(Figure scripts)
********

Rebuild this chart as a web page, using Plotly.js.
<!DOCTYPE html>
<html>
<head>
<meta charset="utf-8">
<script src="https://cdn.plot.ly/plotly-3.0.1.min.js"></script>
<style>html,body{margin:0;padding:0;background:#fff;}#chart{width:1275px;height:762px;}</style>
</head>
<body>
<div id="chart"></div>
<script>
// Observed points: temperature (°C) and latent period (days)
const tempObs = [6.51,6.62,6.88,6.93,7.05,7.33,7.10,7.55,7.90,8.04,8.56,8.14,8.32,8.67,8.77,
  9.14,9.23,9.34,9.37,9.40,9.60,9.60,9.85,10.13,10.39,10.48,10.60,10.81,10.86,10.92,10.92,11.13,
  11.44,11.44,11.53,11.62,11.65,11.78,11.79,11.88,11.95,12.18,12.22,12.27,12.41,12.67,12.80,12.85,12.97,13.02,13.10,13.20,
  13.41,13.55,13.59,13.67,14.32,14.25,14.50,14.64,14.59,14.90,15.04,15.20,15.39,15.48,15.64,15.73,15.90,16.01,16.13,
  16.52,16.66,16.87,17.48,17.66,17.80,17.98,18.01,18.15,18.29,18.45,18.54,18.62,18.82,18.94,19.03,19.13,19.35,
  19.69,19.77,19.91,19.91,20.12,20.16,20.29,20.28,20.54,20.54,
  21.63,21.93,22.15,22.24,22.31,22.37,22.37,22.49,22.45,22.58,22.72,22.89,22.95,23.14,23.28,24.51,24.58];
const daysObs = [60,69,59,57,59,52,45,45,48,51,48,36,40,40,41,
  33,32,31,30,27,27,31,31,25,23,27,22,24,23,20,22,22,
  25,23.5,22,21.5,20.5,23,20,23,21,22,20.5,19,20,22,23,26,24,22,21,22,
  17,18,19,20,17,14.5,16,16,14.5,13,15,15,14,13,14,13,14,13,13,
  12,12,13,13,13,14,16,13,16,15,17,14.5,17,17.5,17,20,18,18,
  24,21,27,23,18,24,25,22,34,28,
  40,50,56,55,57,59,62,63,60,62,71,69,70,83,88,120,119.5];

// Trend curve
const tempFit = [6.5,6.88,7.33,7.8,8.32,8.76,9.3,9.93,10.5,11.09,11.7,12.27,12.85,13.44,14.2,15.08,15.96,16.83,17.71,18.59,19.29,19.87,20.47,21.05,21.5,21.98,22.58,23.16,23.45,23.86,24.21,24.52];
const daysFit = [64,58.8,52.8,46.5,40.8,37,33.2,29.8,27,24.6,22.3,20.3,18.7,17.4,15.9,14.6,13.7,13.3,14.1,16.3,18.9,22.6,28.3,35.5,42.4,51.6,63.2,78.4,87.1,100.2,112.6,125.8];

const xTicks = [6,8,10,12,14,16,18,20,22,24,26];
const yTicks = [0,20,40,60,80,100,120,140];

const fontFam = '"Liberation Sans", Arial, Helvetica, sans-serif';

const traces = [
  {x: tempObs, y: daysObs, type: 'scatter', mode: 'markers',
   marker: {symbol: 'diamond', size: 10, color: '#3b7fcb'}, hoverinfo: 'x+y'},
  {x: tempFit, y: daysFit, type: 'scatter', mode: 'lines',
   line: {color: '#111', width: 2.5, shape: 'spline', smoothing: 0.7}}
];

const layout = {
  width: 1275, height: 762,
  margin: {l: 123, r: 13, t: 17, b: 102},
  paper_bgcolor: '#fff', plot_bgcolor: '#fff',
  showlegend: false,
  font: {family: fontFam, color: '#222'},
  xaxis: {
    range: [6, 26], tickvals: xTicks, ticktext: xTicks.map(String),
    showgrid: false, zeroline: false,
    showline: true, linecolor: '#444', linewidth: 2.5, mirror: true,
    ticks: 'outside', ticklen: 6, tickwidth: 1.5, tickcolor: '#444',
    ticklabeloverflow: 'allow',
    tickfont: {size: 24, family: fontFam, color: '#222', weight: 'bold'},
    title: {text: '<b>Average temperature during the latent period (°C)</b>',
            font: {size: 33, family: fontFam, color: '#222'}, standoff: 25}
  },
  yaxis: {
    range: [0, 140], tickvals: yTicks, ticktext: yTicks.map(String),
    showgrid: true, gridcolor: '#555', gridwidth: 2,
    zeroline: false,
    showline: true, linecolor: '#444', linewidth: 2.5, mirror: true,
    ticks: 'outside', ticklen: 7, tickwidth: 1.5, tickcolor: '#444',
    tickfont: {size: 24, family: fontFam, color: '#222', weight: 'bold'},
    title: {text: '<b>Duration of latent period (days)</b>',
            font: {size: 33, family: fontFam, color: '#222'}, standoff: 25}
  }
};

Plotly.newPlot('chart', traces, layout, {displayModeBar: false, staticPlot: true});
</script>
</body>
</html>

********

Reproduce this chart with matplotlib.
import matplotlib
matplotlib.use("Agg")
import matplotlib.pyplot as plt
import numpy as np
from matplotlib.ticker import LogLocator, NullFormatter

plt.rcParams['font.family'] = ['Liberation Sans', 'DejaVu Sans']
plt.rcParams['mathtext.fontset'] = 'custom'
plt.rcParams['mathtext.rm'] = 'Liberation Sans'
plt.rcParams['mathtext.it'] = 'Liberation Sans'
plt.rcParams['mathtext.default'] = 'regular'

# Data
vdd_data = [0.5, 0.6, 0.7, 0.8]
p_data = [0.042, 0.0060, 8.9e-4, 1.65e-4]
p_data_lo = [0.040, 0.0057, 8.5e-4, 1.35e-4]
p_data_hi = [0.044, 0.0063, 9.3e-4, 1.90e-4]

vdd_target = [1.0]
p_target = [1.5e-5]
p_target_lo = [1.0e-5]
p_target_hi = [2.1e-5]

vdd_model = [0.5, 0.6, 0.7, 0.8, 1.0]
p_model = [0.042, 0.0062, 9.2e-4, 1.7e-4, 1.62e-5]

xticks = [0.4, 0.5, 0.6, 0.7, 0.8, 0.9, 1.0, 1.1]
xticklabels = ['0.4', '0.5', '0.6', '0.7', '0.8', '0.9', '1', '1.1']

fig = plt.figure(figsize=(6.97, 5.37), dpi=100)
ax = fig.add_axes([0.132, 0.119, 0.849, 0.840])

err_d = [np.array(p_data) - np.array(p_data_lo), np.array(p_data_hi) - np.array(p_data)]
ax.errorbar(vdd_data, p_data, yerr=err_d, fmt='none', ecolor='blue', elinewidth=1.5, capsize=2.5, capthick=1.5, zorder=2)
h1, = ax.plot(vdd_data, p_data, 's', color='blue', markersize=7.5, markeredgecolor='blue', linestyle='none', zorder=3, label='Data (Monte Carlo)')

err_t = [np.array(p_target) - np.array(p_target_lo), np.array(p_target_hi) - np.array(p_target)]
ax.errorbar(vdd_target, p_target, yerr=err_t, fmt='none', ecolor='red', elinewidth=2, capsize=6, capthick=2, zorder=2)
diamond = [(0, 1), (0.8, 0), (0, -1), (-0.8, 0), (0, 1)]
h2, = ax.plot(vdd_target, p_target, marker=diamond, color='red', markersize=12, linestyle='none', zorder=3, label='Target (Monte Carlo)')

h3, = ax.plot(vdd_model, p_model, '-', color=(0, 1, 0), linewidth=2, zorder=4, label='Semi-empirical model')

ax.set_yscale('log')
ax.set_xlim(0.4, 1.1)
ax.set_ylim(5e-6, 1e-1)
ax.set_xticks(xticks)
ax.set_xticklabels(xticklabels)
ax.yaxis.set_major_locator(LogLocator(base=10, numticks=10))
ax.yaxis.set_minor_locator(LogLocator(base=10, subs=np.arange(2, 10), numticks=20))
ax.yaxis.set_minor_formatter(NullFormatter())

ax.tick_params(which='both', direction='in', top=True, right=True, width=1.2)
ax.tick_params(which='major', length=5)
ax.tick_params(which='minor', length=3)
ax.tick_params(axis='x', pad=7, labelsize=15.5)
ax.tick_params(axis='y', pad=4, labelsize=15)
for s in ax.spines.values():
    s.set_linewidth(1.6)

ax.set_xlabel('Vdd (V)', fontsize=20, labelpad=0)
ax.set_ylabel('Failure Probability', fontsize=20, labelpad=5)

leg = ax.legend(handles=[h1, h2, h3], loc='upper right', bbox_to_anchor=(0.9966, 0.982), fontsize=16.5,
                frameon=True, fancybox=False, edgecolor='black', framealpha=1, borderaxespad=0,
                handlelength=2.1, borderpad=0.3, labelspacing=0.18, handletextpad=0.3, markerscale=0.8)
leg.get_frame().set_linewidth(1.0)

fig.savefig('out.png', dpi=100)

********

▶ _Work to complete_
Show the lines from the data above that contain the string "this".

▶ _Exercise result_
Rebuild this chart as a web page, using Plotly.js.
Reproduce this chart with matplotlib.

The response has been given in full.